[Rows from a dataset of charts and code]
--- start ---

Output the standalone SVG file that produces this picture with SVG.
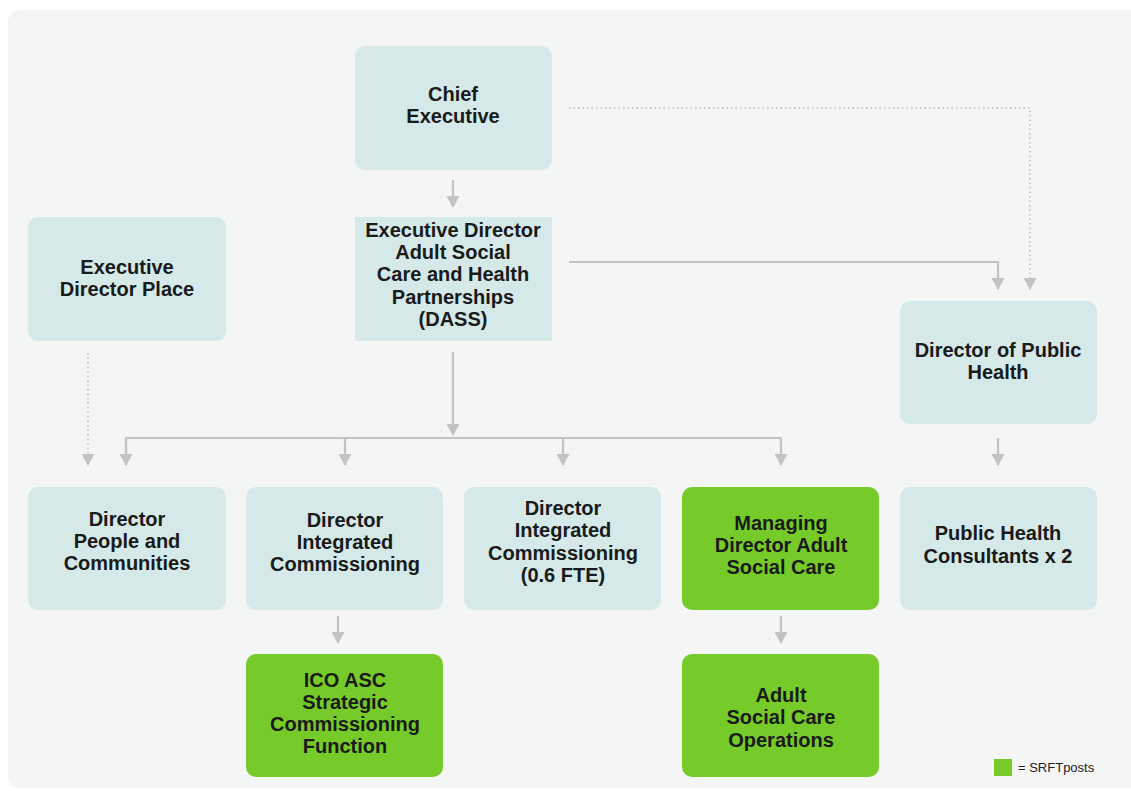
<svg xmlns="http://www.w3.org/2000/svg" width="1131" height="791" viewBox="0 0 1131 791">
<defs>
<style>
.box{fill:#d4e9e8}
.green{fill:#76cb2a}
.t{font-family:"Liberation Sans",Arial,sans-serif;font-weight:bold;font-size:20px;fill:#1a1a1a;text-anchor:middle}
.ln{stroke:#c3c3c3;stroke-width:2.2;fill:none}
.dot{stroke:#bdbdbd;stroke-width:1.5;fill:none;stroke-dasharray:1.5 3}
.lg{font-family:"Liberation Sans",Arial,sans-serif;font-size:13px;fill:#222}
</style>
<marker id="ahd" markerUnits="userSpaceOnUse" markerWidth="12" markerHeight="13" refX="11" refY="6.5" orient="auto" viewBox="0 0 12 13">
<path d="M0,0 L12,6.5 L0,13 Z" fill="#c3c3c3"/>
</marker>
</defs>
<rect x="0" y="0" width="1131" height="791" fill="#ffffff"/>
<rect x="8" y="10" width="1135" height="778" rx="12" fill="#f4f6f6"/>

<g id="connectors">
<line class="ln" x1="453" y1="180" x2="453" y2="207" marker-end="url(#ahd)"/>
<polyline class="ln" points="569,262 998,262 998,289" marker-end="url(#ahd)"/>
<polyline class="dot" points="569,108 1030,108 1030,289" marker-end="url(#ahd)"/>
<line class="ln" x1="453" y1="352" x2="453" y2="435" marker-end="url(#ahd)"/>
<polyline class="ln" points="126,465 126,438 781,438 781,465" marker-end="url(#ahd)"/>
<line class="ln" x1="126" y1="438" x2="126" y2="465" marker-end="url(#ahd)"/>
<line class="ln" x1="345" y1="438" x2="345" y2="465" marker-end="url(#ahd)"/>
<line class="ln" x1="563" y1="438" x2="563" y2="465" marker-end="url(#ahd)"/>
<line class="dot" x1="88" y1="353" x2="88" y2="465" marker-end="url(#ahd)"/>
<line class="ln" x1="998" y1="438" x2="998" y2="465" marker-end="url(#ahd)"/>
<line class="ln" x1="338" y1="616" x2="338" y2="643" marker-end="url(#ahd)"/>
<line class="ln" x1="781" y1="616" x2="781" y2="643" marker-end="url(#ahd)"/>
</g>

<g id="chief">
<rect class="box" x="355" y="46" width="197" height="124" rx="10"/>
<text class="t" x="453" y="101">Chief</text>
<text class="t" x="453" y="123">Executive</text>
</g>
<g id="exec-asc">
<rect class="box" x="355" y="217" width="197" height="124"/>
<text class="t" x="453" y="237">Executive Director</text>
<text class="t" x="453" y="259">Adult Social</text>
<text class="t" x="453" y="281">Care and Health</text>
<text class="t" x="453" y="304">Partnerships</text>
<text class="t" x="453" y="326">(DASS)</text>
</g>
<g id="exec-place">
<rect class="box" x="28" y="217" width="198" height="124" rx="10"/>
<text class="t" x="127" y="274">Executive</text>
<text class="t" x="127" y="296">Director Place</text>
</g>
<g id="dph">
<rect class="box" x="900" y="301" width="197" height="123" rx="10"/>
<text class="t" x="998" y="357">Director of Public</text>
<text class="t" x="998" y="379">Health</text>
</g>
<g id="dir-people">
<rect class="box" x="28" y="487" width="198" height="123" rx="10"/>
<text class="t" x="127" y="526">Director</text>
<text class="t" x="127" y="548">People and</text>
<text class="t" x="127" y="570">Communities</text>
</g>
<g id="dir-ic">
<rect class="box" x="246" y="487" width="197" height="123" rx="10"/>
<text class="t" x="345" y="527">Director</text>
<text class="t" x="345" y="549">Integrated</text>
<text class="t" x="345" y="571">Commissioning</text>
</g>
<g id="dir-ic-06">
<rect class="box" x="464" y="487" width="197" height="123" rx="10"/>
<text class="t" x="563" y="515">Director</text>
<text class="t" x="563" y="537">Integrated</text>
<text class="t" x="563" y="560">Commissioning</text>
<text class="t" x="563" y="582">(0.6 FTE)</text>
</g>
<g id="md-asc">
<rect class="green" x="682" y="487" width="197" height="123" rx="10"/>
<text class="t" x="781" y="530">Managing</text>
<text class="t" x="781" y="552">Director Adult</text>
<text class="t" x="781" y="574">Social Care</text>
</g>
<g id="phc">
<rect class="box" x="900" y="487" width="197" height="123" rx="10"/>
<text class="t" x="998" y="540">Public Health</text>
<text class="t" x="998" y="563">Consultants x 2</text>
</g>
<g id="ico-asc">
<rect class="green" x="246" y="654" width="197" height="123" rx="10"/>
<text class="t" x="345" y="687">ICO ASC</text>
<text class="t" x="345" y="709">Strategic</text>
<text class="t" x="345" y="731">Commissioning</text>
<text class="t" x="345" y="753">Function</text>
</g>
<g id="asc-ops">
<rect class="green" x="682" y="654" width="197" height="123" rx="10"/>
<text class="t" x="781" y="702">Adult</text>
<text class="t" x="781" y="724">Social Care</text>
<text class="t" x="781" y="747">Operations</text>
</g>
<g id="legend">
<rect class="green" x="994" y="759" width="18" height="17"/>
<text class="lg" x="1018" y="772">= SRFTposts</text>
</g>
</svg>
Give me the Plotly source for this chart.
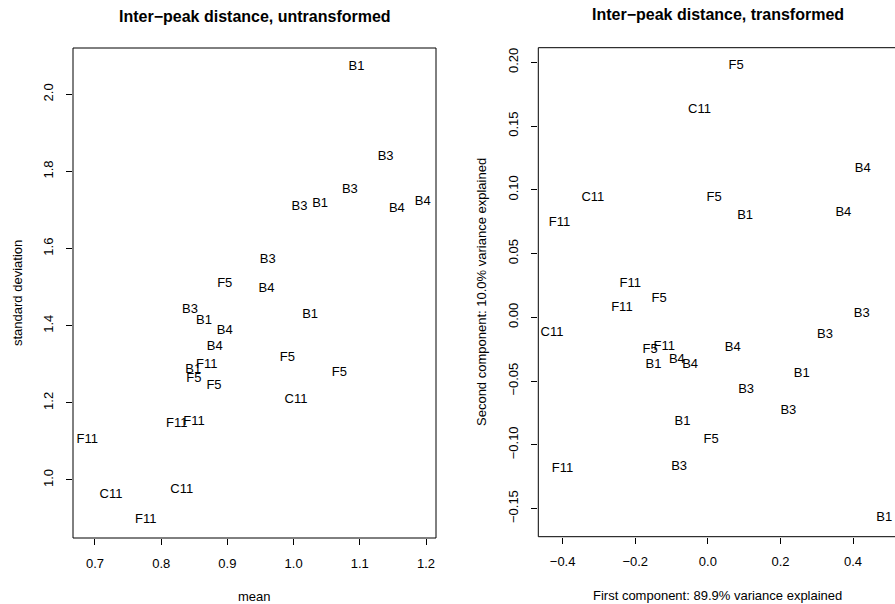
import plotly.graph_objects as go

# ---- Left panel: untransformed (mean vs standard deviation) ----
left_labels = ["B1", "B3", "B3", "B3", "B1", "B4", "B4", "B3", "F5", "B4",
               "B3", "B1", "B4", "B1", "B4", "F5", "F11", "B1", "F5", "F5",
               "F5", "C11", "F11", "F11", "F11", "C11", "C11", "F11"]
left_mean = [1.095, 1.139, 1.085, 1.009, 1.040, 1.156, 1.195, 0.961, 0.896, 0.959,
             0.8435, 0.8647, 0.896, 1.025, 0.881, 0.9905, 0.8687, 0.8485, 0.8495, 0.8798,
             1.069, 1.0036, 0.8234, 0.8495, 0.6884, 0.7242, 0.831, 0.7766]
left_sd = [2.0716, 1.837, 1.752, 1.709, 1.717, 1.704, 1.722, 1.572, 1.508, 1.497,
           1.441, 1.413, 1.387, 1.429, 1.346, 1.318, 1.298, 1.285, 1.263, 1.245,
           1.277, 1.207, 1.147, 1.151, 1.104, 0.961, 0.974, 0.896]

# ---- Right panel: transformed (first vs second component) ----
right_labels = ["F5", "C11", "B4", "C11", "F5", "B1", "B4", "F11", "F11",
                "F5", "F11", "B3", "C11", "B3", "B4", "F11", "F5", "B4", "B4",
                "B1", "B1", "B3", "B3", "B1", "F5", "F11", "B3", "B1"]
right_pc1 = [0.0779, -0.0231, 0.4266, -0.3166, 0.0173, 0.1027, 0.3733, -0.4085, -0.2139,
             -0.134, -0.2367, 0.4239, -0.4294, 0.3229, 0.0688, -0.1203, -0.1588, -0.0853, -0.0487,
             -0.1497, 0.2587, 0.1054, 0.2219, -0.0699, 0.0091, -0.4002, -0.079, 0.4861]
right_pc2 = [0.1973, 0.1626, 0.1169, 0.0941, 0.0941, 0.0795, 0.0824, 0.0742, 0.0261,
             0.0144, 0.0071, 0.0024, -0.0121, -0.0133, -0.0241, -0.0231, -0.0256, -0.033, -0.0374,
             -0.0374, -0.0439, -0.0565, -0.0732, -0.0819, -0.0957, -0.119, -0.1176, -0.1572]

left_xticks = [0.7, 0.8, 0.9, 1.0, 1.1, 1.2]
left_yticks = [1.0, 1.2, 1.4, 1.6, 1.8, 2.0]
right_xticks = [-0.4, -0.2, 0.0, 0.2, 0.4]
right_yticks = [-0.15, -0.10, -0.05, 0.00, 0.05, 0.10, 0.15, 0.20]

W, H = 895, 604
FONT = "Liberation Sans, Arial, Helvetica, sans-serif"

fig = go.Figure()
fig.add_trace(go.Scatter(x=left_mean, y=left_sd, text=left_labels, mode="text",
                         textposition="middle center",
                         textfont=dict(family=FONT, size=13, color="black"),
                         xaxis="x", yaxis="y", showlegend=False, cliponaxis=False,
                         hoverinfo="skip"))
fig.add_trace(go.Scatter(x=right_pc1, y=right_pc2, text=right_labels, mode="text",
                         textposition="middle center",
                         textfont=dict(family=FONT, size=13, color="black"),
                         xaxis="x2", yaxis="y2", showlegend=False, cliponaxis=False,
                         hoverinfo="skip"))

# pixel boxes
L = dict(x0=73, x1=436, y0=48, y1=538)
R = dict(x0=538.3, x1=897.7, y0=47.7, y1=536.7)

def px(v):
    return v / W

def py(v):
    return 1 - v / H

axis_common = dict(showgrid=False, zeroline=False, showline=False, ticks="outside",
                   ticklen=6, tickwidth=1, tickcolor="black",
                   tickfont=dict(family=FONT, size=13, color="black"))

fig.update_layout(
    width=W, height=H, margin=dict(l=0, r=0, t=0, b=0),
    plot_bgcolor="white", paper_bgcolor="white",
    xaxis=dict(domain=[px(L["x0"]), px(L["x1"])], range=[0.6668, 1.2151],
               tickvals=left_xticks, tickformat=".1f", anchor="y",
               ticklabelstandoff=7, **axis_common),
    yaxis=dict(domain=[py(L["y1"]), py(L["y0"])], range=[0.8496, 2.12],
               tickvals=left_yticks, tickformat=".1f", tickangle=-90, anchor="x",
               ticklabelstandoff=8, **axis_common),
    xaxis2=dict(domain=[px(R["x0"]), 1.0], range=[-0.467, 0.5156],
                tickvals=right_xticks, tickformat=".1f", anchor="y2",
                ticklabelstandoff=7, **axis_common),
    yaxis2=dict(domain=[py(R["y1"]), py(R["y0"])], range=[-0.1721, 0.2115],
                tickvals=right_yticks, tickformat=".2f", tickangle=-90, anchor="x2",
                ticklabelstandoff=8, **axis_common),
)

# boxes
for b in (L, R):
    fig.add_shape(type="rect", xref="paper", yref="paper",
                  x0=px(b["x0"]), x1=px(b["x1"]), y0=py(b["y1"]), y1=py(b["y0"]),
                  line=dict(color="black", width=1), fillcolor="rgba(0,0,0,0)", layer="above")

def ann(text, x, y, size=13, bold=False, angle=0):
    fig.add_annotation(text=f"<b>{text}</b>" if bold else text, x=px(x), y=py(y),
                       xref="paper", yref="paper", showarrow=False, textangle=angle,
                       xanchor="center", yanchor="middle",
                       font=dict(family=FONT, size=size, color="black"))

ann("Inter−peak distance, untransformed", 255, 16, size=16, bold=True)
ann("Inter−peak distance, transformed", 718, 14, size=16, bold=True)
ann("mean", 255, 596, size=13)
ann("standard deviation", 17, 293, size=13, angle=-90)
ann("First component: 89.9% variance explained", 717, 595, size=13)
ann("Second component: 10.0% variance explained", 481, 292, size=13, angle=-90)

fig.write_html("out.html", config={"displayModeBar": False},
               post_script="document.body.style.margin='0';document.body.style.overflow='hidden';")
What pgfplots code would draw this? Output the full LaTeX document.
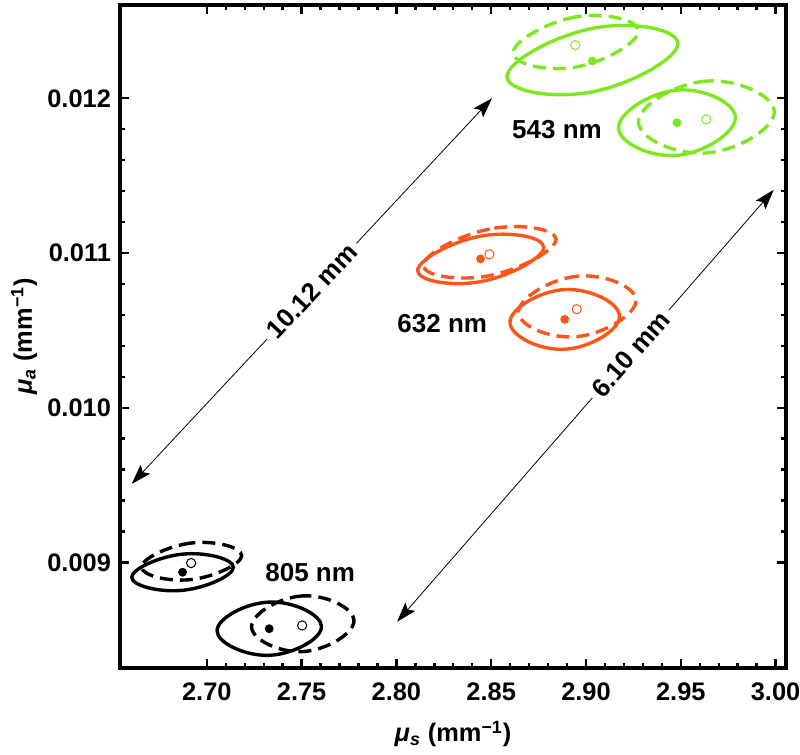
\documentclass[border=0pt]{standalone}
\usepackage{fontspec}
\setmainfont{Liberation Sans}
\usepackage{pgfplots}
\pgfplotsset{compat=1.18}
\usetikzlibrary{arrows.meta}
\definecolor{lgreen}{RGB}{125,232,30}
\definecolor{lorange}{RGB}{252,86,25}
\begin{document}
\begin{tikzpicture}
\begin{axis}[
  name=ax,
  scale only axis,
  width=333pt, height=331.5pt,
  xmin=2.6542, xmax=3.0055,
  ymin=0.008318, ymax=0.012603,
  xtick={2.70,2.75,2.80,2.85,2.90,2.95,3.00},
  ytick={0.009,0.010,0.011,0.012},
  minor x tick num=4, minor y tick num=4,
  scaled x ticks=false, scaled y ticks=false,
  tick align=inside,
  tick pos=both,
  axis line style={line width=2.4pt},
  major tick length=4.5pt, minor tick length=2.5pt,
  every tick/.style={black, line width=1.2pt},
  /pgf/number format/assume math mode=true,
  tick label style={font=\fontsize{12.7}{15}\selectfont\bfseries},
  xticklabel style={/pgf/number format/.cd, fixed, fixed zerofill, precision=2, /tikz/.cd, yshift=-4pt},
  yticklabel style={/pgf/number format/.cd, fixed, fixed zerofill, precision=3, /tikz/.cd, xshift=-1pt},
  every axis x label/.style={at={(rel axis cs:0.5,0)}, yshift=-37pt, anchor=base},
  every axis y label/.style={at={(rel axis cs:0,0.5)}, xshift=-44pt, rotate=90, anchor=base},
  label style={font=\fontsize{12.7}{15}\selectfont\bfseries},
  xlabel={\textit{μ\textsubscript{s}} (mm\textsuperscript{−1})},
  ylabel={\textit{μ\textsubscript{a}} (mm\textsuperscript{−1})},
  ell/.style={line width=1.7pt, smooth cycle, tension=0.828},
  dashell/.style={ell, dash pattern=on 6.5pt off 3.5pt},
]
% 543 nm ellipses
\addplot[lgreen, ell] coordinates {(2.9485,0.012354) (2.9034,0.012452) (2.8583,0.012140) (2.9034,0.012042)};
\addplot[lgreen, dashell] coordinates {(2.9276,0.012434) (2.8946,0.012526) (2.8616,0.012294) (2.8946,0.012202)};
\addplot[lgreen, ell] coordinates {(2.9788,0.011874) (2.9480,0.012053) (2.9172,0.011810) (2.9480,0.011631)};
\addplot[lgreen, dashell] coordinates {(2.9993,0.011911) (2.9635,0.012111) (2.9277,0.011847) (2.9635,0.011647)};
% 632 nm ellipses
\addplot[lorange, ell] coordinates {(2.8777,0.011037) (2.8444,0.011109) (2.8112,0.010887) (2.8444,0.010815)};
\addplot[lorange, dashell] coordinates {(2.8842,0.011088) (2.8492,0.011155) (2.8142,0.010920) (2.8492,0.010854)};
\addplot[lorange, ell] coordinates {(2.9177,0.010590) (2.8888,0.010764) (2.8599,0.010552) (2.8888,0.010378)};
\addplot[lorange, dashell] coordinates {(2.9264,0.010693) (2.8954,0.010850) (2.8644,0.010618) (2.8954,0.010460)};
% 805 nm ellipses
\addplot[black, ell] coordinates {(2.7140,0.008969) (2.6872,0.009054) (2.6604,0.008904) (2.6872,0.008820)};
\addplot[black, dashell] coordinates {(2.7184,0.009045) (2.6920,0.009126) (2.6656,0.008970) (2.6920,0.008890)};
\addplot[black, ell] coordinates {(2.7605,0.008585) (2.7329,0.008744) (2.7054,0.008559) (2.7329,0.008400)};
\addplot[black, dashell] coordinates {(2.7776,0.008623) (2.7506,0.008784) (2.7236,0.008585) (2.7506,0.008424)};
% centres
\addplot[only marks, mark=*, mark size=2pt, lgreen] coordinates {(2.9033,0.012241) (2.9480,0.011842)};
\addplot[only marks, mark=o, mark size=2.3pt, lgreen, mark options={line width=0.5pt}] coordinates {(2.8944,0.012344) (2.9635,0.011864)};
\addplot[only marks, mark=*, mark size=2pt, lorange] coordinates {(2.8444,0.010962) (2.8888,0.010571)};
\addplot[only marks, mark=o, mark size=2.3pt, lorange, mark options={line width=0.5pt}] coordinates {(2.8491,0.010992) (2.8951,0.010637)};
\addplot[only marks, mark=*, mark size=2pt, black] coordinates {(2.6872,0.008937) (2.7329,0.008572)};
\addplot[only marks, mark=o, mark size=2.3pt, black, mark options={line width=0.5pt}] coordinates {(2.6917,0.008996) (2.7503,0.008593)};
% annotations
\draw[line width=0.4pt, {Stealth[length=10pt,width=6.5pt,inset=2pt]}-{Stealth[length=10pt,width=6.5pt,inset=2pt]}]
  (axis cs:2.6604,0.009508) -- node[pos=0.5, sloped, fill=white, inner sep=3pt, font=\fontsize{13}{15}\selectfont\bfseries]{10.12 mm} (axis cs:2.8504,0.012000);
\draw[line width=0.4pt, {Stealth[length=10pt,width=6.5pt,inset=2pt]}-{Stealth[length=10pt,width=6.5pt,inset=2pt]}]
  (axis cs:2.8004,0.008617) -- node[pos=0.62, sloped, fill=white, inner sep=3pt, font=\fontsize{13}{15}\selectfont\bfseries]{6.10 mm} (axis cs:2.9990,0.011408);
\node[font=\fontsize{13}{15}\selectfont\bfseries] at (axis cs:2.8847,0.011795) {543 nm};
\node[font=\fontsize{13}{15}\selectfont\bfseries] at (axis cs:2.8242,0.010547) {632 nm};
\node[font=\fontsize{13}{15}\selectfont\bfseries] at (axis cs:2.7545,0.008937) {805 nm};
\end{axis}
\pgfresetboundingbox
\path ([xshift=-60pt,yshift=-43.5pt]ax.south west) rectangle ([xshift=7pt,yshift=2.5pt]ax.north east);
\end{tikzpicture}
\end{document}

--- end ---

Reproduce exactly the lines above starting at the line containing "Give me the Plotly source for this chart." and ending at the line containing "1.277, 1.207, 1.147, 1.151, 1.104, 0.961, 0.974, 0.896]", including both, but not the pictures.

Give me the Plotly source for this chart.
import plotly.graph_objects as go

# ---- Left panel: untransformed (mean vs standard deviation) ----
left_labels = ["B1", "B3", "B3", "B3", "B1", "B4", "B4", "B3", "F5", "B4",
               "B3", "B1", "B4", "B1", "B4", "F5", "F11", "B1", "F5", "F5",
               "F5", "C11", "F11", "F11", "F11", "C11", "C11", "F11"]
left_mean = [1.095, 1.139, 1.085, 1.009, 1.040, 1.156, 1.195, 0.961, 0.896, 0.959,
             0.8435, 0.8647, 0.896, 1.025, 0.881, 0.9905, 0.8687, 0.8485, 0.8495, 0.8798,
             1.069, 1.0036, 0.8234, 0.8495, 0.6884, 0.7242, 0.831, 0.7766]
left_sd = [2.0716, 1.837, 1.752, 1.709, 1.717, 1.704, 1.722, 1.572, 1.508, 1.497,
           1.441, 1.413, 1.387, 1.429, 1.346, 1.318, 1.298, 1.285, 1.263, 1.245,
           1.277, 1.207, 1.147, 1.151, 1.104, 0.961, 0.974, 0.896]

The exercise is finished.